DATA IN THIS EXERCISE -
# # # # #

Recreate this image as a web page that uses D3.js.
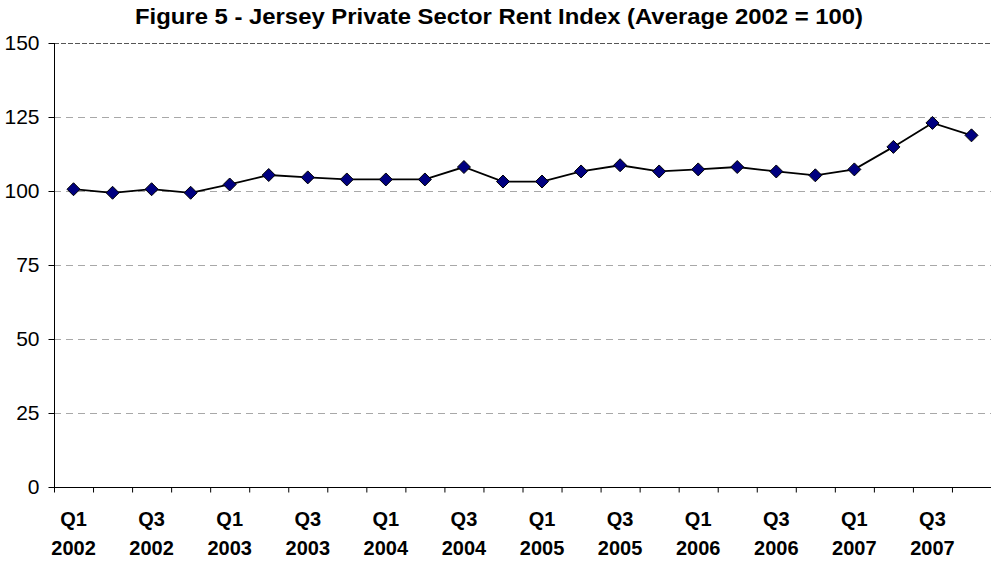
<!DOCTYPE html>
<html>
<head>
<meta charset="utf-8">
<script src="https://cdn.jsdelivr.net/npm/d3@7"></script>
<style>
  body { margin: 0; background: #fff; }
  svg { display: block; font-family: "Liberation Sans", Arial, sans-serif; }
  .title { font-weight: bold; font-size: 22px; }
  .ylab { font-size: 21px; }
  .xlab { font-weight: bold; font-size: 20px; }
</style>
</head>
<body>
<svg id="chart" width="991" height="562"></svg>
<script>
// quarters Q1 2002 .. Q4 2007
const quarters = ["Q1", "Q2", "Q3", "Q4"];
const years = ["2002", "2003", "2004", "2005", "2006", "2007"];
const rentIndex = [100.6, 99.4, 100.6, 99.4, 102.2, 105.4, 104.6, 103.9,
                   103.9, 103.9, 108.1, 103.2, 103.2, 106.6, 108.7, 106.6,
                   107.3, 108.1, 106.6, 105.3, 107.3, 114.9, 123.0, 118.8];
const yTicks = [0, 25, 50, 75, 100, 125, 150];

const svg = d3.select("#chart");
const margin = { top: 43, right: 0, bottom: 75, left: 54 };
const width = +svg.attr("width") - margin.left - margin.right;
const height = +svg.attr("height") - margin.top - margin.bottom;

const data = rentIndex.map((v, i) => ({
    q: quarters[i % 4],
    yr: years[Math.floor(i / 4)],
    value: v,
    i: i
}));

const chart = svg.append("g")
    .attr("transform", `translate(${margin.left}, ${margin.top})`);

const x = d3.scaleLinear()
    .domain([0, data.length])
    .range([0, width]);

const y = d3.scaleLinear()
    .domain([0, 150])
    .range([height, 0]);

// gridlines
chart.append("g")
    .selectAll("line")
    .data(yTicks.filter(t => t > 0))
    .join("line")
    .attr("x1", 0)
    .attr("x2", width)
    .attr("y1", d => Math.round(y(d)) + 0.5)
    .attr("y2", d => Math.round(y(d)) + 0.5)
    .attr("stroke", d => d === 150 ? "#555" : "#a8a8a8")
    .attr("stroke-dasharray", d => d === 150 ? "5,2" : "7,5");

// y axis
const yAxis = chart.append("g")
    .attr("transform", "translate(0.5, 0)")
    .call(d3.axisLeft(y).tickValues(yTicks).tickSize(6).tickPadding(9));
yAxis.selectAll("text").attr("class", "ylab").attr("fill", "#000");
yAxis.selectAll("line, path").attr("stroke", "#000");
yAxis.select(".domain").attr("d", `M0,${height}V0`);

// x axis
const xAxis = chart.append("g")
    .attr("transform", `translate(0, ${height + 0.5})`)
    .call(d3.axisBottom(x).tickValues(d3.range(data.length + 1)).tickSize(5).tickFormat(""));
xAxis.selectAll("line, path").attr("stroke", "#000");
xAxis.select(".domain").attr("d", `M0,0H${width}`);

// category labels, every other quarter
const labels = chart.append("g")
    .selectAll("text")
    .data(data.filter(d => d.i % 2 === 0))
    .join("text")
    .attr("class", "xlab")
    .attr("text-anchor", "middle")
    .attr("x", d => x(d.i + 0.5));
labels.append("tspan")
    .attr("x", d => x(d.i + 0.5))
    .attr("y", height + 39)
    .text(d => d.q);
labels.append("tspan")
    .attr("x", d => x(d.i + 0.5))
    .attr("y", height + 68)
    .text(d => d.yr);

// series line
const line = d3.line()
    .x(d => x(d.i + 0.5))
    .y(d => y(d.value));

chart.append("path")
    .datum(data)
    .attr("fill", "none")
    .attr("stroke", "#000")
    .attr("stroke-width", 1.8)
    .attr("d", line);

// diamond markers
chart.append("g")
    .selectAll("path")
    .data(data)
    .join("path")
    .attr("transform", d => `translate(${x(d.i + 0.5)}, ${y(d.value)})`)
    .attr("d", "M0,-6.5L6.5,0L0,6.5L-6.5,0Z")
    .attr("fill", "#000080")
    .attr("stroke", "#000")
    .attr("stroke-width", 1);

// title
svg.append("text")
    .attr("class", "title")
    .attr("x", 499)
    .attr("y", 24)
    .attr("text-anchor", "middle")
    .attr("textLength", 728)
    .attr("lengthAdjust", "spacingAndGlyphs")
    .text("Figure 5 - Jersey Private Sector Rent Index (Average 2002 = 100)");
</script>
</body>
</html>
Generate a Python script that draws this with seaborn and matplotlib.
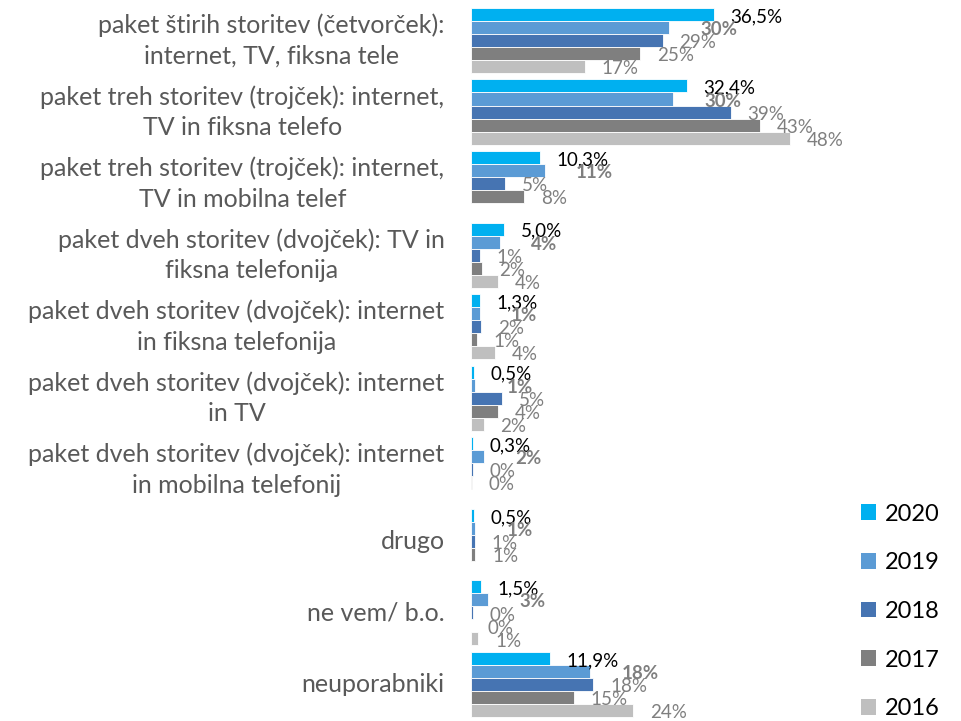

# # # # #

AIM -
Reproduce each line from the records that contains the word "script".

WRITTEN SOLUTION -
<script src="https://cdn.jsdelivr.net/npm/d3@7"></script>
<script>
</script>
Generate a Python script that draws this with seaborn and matplotlib.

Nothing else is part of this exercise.